Netflix’s move into original content is often remembered as ambition. A distributor deciding it could compete with Hollywood. A technology platform declaring itself a studio.
That reading flatters the outcome, not the decision.
The real driver was exposure. Netflix understood early that a global streaming business built on licensed content carried a structural weakness that scale would only intensify. Original programming was not a creative statement. It was a control strategy.
Nearly a decade later, the media industry is reliving that logic in real time, as legacy companies debate whether selling themselves to Netflix is safer than competing with it.
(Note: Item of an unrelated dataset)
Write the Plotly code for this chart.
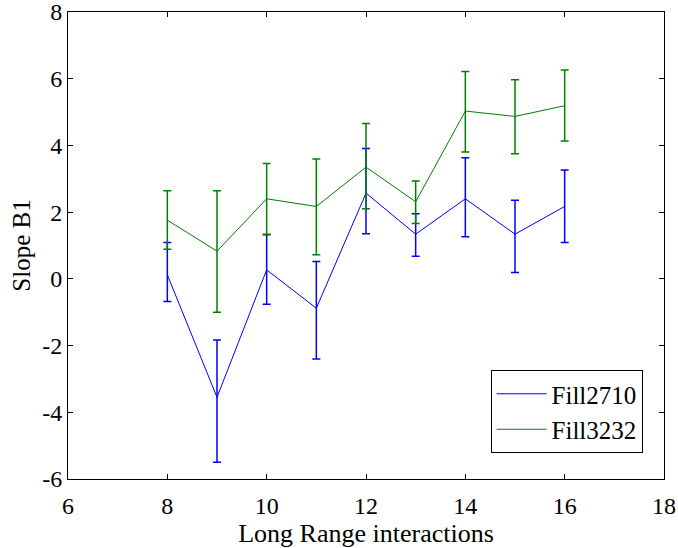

Licensing Was a Temporary Advantage, Not a Base
In the early years of streaming, Netflix benefited from inertia. Studios were structured around theatrical windows, cable economics, and long-term output deals. Streaming was treated as a downstream channel.
That imbalance created opportunity, but it was always transitional.
Licensed content arrived late, rotated unpredictably, and belonged to companies whose incentives shifted as soon as streaming proved central rather than peripheral. Every successful title carried a built-in risk: eventual reclamation.
Netflix recognized a contradiction most competitors avoided. The more the platform grew, the more power it handed to suppliers who could reprice, restrict, or remove the very assets driving its growth.
A business built on scale cannot rest on assets it does not control.
Originals Were a Hedge Before They Were a Brand
Netflix’s early originals were not about prestige or cultural positioning. They were about leverage.
Ownership meant control over release timing, global availability, and lifespan. It reduced exposure to sudden catalog erosion and altered negotiations with studios that had previously dictated terms.
Even failed originals served a purpose. They proved Netflix could operate independently. They signaled that licensing was a choice, not a dependency.
In strategic terms, originals were insurance.
Differentiation Became Mandatory as Streaming Fragmented
As more platforms entered the market, licensed catalogs converged. The same shows appeared across services, cycling in and out as contracts expired.
In that environment, user loyalty stopped being about price or interface. It became about attachment. Viewers stayed because they were invested in something they did not want to abandon midstream.
That kind of differentiation cannot be rented indefinitely. It has to be owned.
Original content turned Netflix from a distributor into a destination.
The Warner Bros. Discovery Battle Shows the Endgame
The logic behind Netflix’s move into original content is no longer theoretical. It is now shaping acquisition decisions at the highest level of the industry.
Warner Bros. Discovery’s willingness to consider a deal with Netflix, even as Paramount and its backers press a higher enterprise valuation, reflects a deeper calculation. Netflix is not bidding for legacy television networks or sprawling corporate complexity. It is buying what it understands and controls: content, streaming infrastructure, and scale.
Paramount’s competing bid represents the alternative worldview. Preserve the conglomerate. Keep assets together. Argue that scale across film, television, and networks still offers resilience.
The contrast is revealing. Netflix spent years simplifying its business around ownership and focus. Its rivals are now debating whether complexity is still defensible in a market shaped by streaming-first economics.
This is what strategic foresight looks like when it compounds. Netflix is not chasing deals to survive. Others are deciding whether survival requires joining Netflix.
Data Could Not Justify the Move, Experience Did
From a narrow analytical perspective, original content was a risk. Production costs were high. Outcomes were uncertain. No dataset could guarantee success across genres, languages, or cultures.
Netflix relied instead on accumulated understanding of audience behavior. People do not subscribe for libraries. They subscribe for ongoing engagement that feels specific and personal.
Licensed content, by design, serves someone else’s priorities. Originals close that gap.
A Defensive Decision That Became Structural Advantage
What began as protection evolved into a flywheel. Ownership enabled global launches. Global launches supported scale. Scale allowed experimentation that more encumbered companies could not sustain.
Netflix did not eliminate licensing. It reduced dependency. That distinction explains why the strategy endured.
Survival, Not Storytelling, Was the First Principle
Netflix’s move into original content is often described as a creative turning point. In reality, it was an operational one.
The company recognized that long-term value could not sit on another company’s balance sheet. Control over programming was not about prestige or validation. It was about ensuring that growth did not increase fragility.
Today, as major studios weigh whether selling to Netflix offers more certainty than resisting it, that original calculation looks less like disruption and more like inevitability.